Greek director Giorgos Lanthimos won the Un Certain Regard at the 2009 Cannes Fim Festival with his film Dogtooth, a feature that considers the evolution of family upbringing should the parents decide to close their children off from the world at large… entirely. This is a psychologically disturbing film that takes a near-documentary approach to examining the ill-conceived parental upbringing of three children and the damage it causes.
The film centers on three nameless teenagers (seriously, their parents have not named them) whom we first meet as they hit play on a tape recorder and listen as their mother’s voice gives them their vocabulary words for the day. One such word is “sea,” which we learn is a leather armchair. Later on we’ll learn “phone” means salt shaker, “zombie” means yellow flower and “pussy” means big light. Sheltered from the outside world, these three children live with their mother and father (also nameless) whom have decided to raise their children to be frightened of what waits for them outside the high fence that surrounds their massive home, a world they’re told they’ll only be ready to explore once one of their incisors (referred to here as a “dogtooth”) falls out.
The children occupy their time playing endurance games monitored by their father. The winner receives a sticker. The only contact with the outside world the children know is Christina (Anna Kalaitzidou), a security guard working for the family business who’s been brought to the house by Father (Christos Stergioglou) in order to satisfy his son’s sexual desires. However, Christina soon contaminates the sterile environment with outside influences turning what was really nothing more than a human game preserve, into a breeding ground for teenage curiosity.
Lanthimos engages the audience instantly by simply dropping us into this world rather than trying to use an outsider or voice over to guide the story. Further along he uses easy to recognize pop culture related material to give us a connection to the story, while using sex and violence to stir our emotions.
The performances are spot on, each actor owning the ridiculous nature of it all. This is most likely the reason I never found myself laughing, but instead looking on in awe of what could just as easily be a National Geographic documentary exploring alternative, yet damaging, parenting techniques. Even when Father has his family members on all fours and barking like dogs in their backyard I didn’t crack a smile, but found myself intrigued as to how the experience would effect the characters later in the story.
In terms of recent films, Dogtooth is easily comparable to both Michael Haneke’s The White Ribbon and Michael Winterbottom’s The Killer Inside Me as films exploring the effects parenting can have on children. Sexual and violent tendencies play a role in all three films and Dogtooth finds a particular kinship to The White Ribbon in its use of animal cruelty and physical violence.
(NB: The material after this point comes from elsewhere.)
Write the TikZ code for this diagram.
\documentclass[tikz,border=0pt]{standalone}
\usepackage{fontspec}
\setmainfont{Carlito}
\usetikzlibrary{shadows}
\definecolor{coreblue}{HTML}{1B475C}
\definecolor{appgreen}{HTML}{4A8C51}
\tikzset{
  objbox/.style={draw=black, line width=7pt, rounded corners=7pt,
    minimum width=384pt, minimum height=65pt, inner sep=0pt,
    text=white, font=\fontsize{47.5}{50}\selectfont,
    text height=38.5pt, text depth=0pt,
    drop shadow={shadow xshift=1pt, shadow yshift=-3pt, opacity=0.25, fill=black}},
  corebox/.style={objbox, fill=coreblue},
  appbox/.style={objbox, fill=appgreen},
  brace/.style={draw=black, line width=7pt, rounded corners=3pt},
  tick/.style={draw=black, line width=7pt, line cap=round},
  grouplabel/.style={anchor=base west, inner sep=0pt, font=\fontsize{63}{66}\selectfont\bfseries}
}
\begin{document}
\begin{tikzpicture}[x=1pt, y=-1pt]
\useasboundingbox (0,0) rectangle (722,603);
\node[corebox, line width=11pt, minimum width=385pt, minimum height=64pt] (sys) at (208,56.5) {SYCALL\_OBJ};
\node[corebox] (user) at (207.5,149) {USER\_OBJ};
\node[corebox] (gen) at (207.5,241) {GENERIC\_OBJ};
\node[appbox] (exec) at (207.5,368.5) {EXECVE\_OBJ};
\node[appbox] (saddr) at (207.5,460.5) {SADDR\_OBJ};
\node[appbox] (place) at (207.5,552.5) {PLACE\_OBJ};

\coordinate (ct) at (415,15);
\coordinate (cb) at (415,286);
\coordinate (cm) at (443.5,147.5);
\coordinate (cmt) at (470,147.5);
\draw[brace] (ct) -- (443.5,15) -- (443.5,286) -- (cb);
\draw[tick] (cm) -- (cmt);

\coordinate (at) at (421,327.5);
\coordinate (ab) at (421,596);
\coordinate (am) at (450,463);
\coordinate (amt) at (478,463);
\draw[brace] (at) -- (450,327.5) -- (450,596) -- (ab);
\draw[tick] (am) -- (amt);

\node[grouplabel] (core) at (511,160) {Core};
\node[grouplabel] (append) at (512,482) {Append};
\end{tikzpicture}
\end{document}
Dogtooth can be looked at as darkly comic by some, but I think that is only out of being uncomfortable with the content of what the viewer is seeing. If you’re laughing, I suspect it’s nervously. I personally found it to be disturbingly psychological as it takes a look at just how susceptible to conditioning human beings can be and how the slightest misstep in a child’s upbringing can cause serious damage. Then again, you could also say it’s a full-blown realization of how teenage curiosity is nearly impossible to control. No matter how I looked at it, I wasn’t able to turn my attention away.